Grizzly Bear - "Two Weeks"
I never really understood the hype around Grizzly Bear. Most of their music just sounds like freeform mumbling and burbling to me. But for one shining moment, they decided to write a pop song, and it was glorious. Some creative soul set it to scenes from Le ballon rouge and the result is so perfect that it's a shame the band didn't come up with it first.

Yeah Yeah Yeahs - "Maps"
Feels like there's such a consensus on this song's place in the pantheon that I can't really add much except that I've been listening to this song on a regular basis since the summer of 2004 and only just a few hours ago did it dawn on me that Karen O sounds like Chrissie Hynde here.

Mountain Goats - "This Year"
I love the Mountain Goats and would have made sure to see them anyway back in 2012, but I went to that concert because I desperately needed to hear and communally sing along to this song. I hadn't felt like that since high school when I went to Summerfest to hear Average White Band play "Pick Up the Pieces."

Modest Mouse - "Ocean Breathes Salty"
No, not "Float On," which is more "iconic" or whatever as a song of the decade because they said they wrote it to cheer everyone up about George W. Bush, but this was always the far superior song to me.

MGMT - "Time to Pretend"
Allowing this one as an Iconic Song Of The Decade: "This is our decision: to live fast and die young/We've got the vision, now let's have some fun/Yeah it's overwhelming, but what else can we do?/Get jobs in offices and wake up for the morning commute?" is millennialsruinedby2008.mp3

Broken Social Scene - "It's All Gonna Break"
My second-favorite art-rock epic with the lyric "when I was a kid, you fucked me in the ass." The 2005 s/t is near and dear to my heart, way more than You Forgot It In People, and it was a tough call to pick one song.

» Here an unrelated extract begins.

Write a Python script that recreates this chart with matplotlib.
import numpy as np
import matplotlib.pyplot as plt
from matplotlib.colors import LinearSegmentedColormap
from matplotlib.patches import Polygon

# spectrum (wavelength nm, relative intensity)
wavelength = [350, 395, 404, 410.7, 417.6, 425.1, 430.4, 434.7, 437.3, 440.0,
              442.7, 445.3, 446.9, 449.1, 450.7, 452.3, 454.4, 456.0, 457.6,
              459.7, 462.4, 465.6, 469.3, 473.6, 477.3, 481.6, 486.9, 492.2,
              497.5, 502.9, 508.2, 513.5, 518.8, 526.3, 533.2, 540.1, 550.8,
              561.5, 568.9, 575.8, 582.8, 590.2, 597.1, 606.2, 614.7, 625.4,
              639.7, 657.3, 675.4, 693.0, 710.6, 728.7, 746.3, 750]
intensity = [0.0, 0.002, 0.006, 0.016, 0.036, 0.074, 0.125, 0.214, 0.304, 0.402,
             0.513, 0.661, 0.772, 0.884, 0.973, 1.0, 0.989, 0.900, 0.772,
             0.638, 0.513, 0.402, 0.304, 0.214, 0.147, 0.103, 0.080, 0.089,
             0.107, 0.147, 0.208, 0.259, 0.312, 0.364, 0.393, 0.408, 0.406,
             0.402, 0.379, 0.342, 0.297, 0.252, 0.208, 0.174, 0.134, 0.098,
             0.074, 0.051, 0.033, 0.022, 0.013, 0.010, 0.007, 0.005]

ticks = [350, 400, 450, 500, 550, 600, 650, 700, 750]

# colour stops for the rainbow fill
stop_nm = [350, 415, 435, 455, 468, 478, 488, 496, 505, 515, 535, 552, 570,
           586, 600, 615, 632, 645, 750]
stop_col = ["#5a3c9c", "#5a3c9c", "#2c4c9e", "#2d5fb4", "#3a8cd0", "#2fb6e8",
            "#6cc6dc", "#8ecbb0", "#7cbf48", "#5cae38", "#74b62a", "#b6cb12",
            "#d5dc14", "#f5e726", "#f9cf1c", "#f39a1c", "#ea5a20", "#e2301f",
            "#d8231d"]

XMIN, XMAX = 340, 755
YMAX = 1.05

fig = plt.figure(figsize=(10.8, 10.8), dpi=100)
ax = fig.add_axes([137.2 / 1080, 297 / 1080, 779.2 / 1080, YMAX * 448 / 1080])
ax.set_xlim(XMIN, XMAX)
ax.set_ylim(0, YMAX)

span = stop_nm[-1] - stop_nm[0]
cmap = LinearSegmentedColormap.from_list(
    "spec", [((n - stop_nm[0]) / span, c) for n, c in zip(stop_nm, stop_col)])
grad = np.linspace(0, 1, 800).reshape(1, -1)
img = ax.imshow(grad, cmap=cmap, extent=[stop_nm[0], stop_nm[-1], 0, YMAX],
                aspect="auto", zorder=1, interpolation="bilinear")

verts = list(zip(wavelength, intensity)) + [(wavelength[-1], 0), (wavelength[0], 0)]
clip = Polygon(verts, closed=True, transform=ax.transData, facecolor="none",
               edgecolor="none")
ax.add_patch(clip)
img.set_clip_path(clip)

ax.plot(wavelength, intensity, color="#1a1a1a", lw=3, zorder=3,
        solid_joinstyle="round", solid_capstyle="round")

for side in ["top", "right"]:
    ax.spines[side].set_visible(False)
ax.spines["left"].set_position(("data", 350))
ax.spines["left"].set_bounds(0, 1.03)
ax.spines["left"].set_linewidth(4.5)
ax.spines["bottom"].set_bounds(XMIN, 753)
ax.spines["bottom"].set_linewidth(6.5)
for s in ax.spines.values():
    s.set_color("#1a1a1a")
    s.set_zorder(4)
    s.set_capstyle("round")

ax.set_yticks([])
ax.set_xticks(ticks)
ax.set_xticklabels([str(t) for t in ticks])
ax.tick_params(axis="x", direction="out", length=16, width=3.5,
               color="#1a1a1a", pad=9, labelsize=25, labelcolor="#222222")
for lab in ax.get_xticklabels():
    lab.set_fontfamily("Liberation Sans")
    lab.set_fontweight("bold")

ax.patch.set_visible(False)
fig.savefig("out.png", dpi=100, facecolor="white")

It came down to this and "Shoreline."

Radiohead - "Idioteque"
Well, it's the Kid Aest song off Kid A (surprisingly, this is not the second track, "Kid A"), and it's the album that set the whole decade of music in motion. I remember being bummed out that the chords are a sample from some ur-primitive electronic music and not original.

Arcade Fire - the entirety of Funeral
Seems unfair to pick just one cut off the album, picking from "Wake Up" which was the big hit, the Neighborhood suite, which itself can't be fairly partitioned, "Une année sans lumiere," which is my personal favorite, and "Crown of Love

Arcade Fire - "No Cars Go"
Even more unfair is that I'm double-dipping on the Arcade Fire, which I try to avoid doing on best-of lists, but if I had to pick one song that most purely encapsulated the band's entire artistic mission before James Murphy ruined them with hipster irony, this would have to be the one (the Neon Bible version, not the EP version). It still gets me down to think of how awesome this band was before they took a lot of advice. The lead single from the new album just answers the question no one ever would have thought to ask: "what if General Public were shitty?"

LCD Soundsystem - "All My Friends"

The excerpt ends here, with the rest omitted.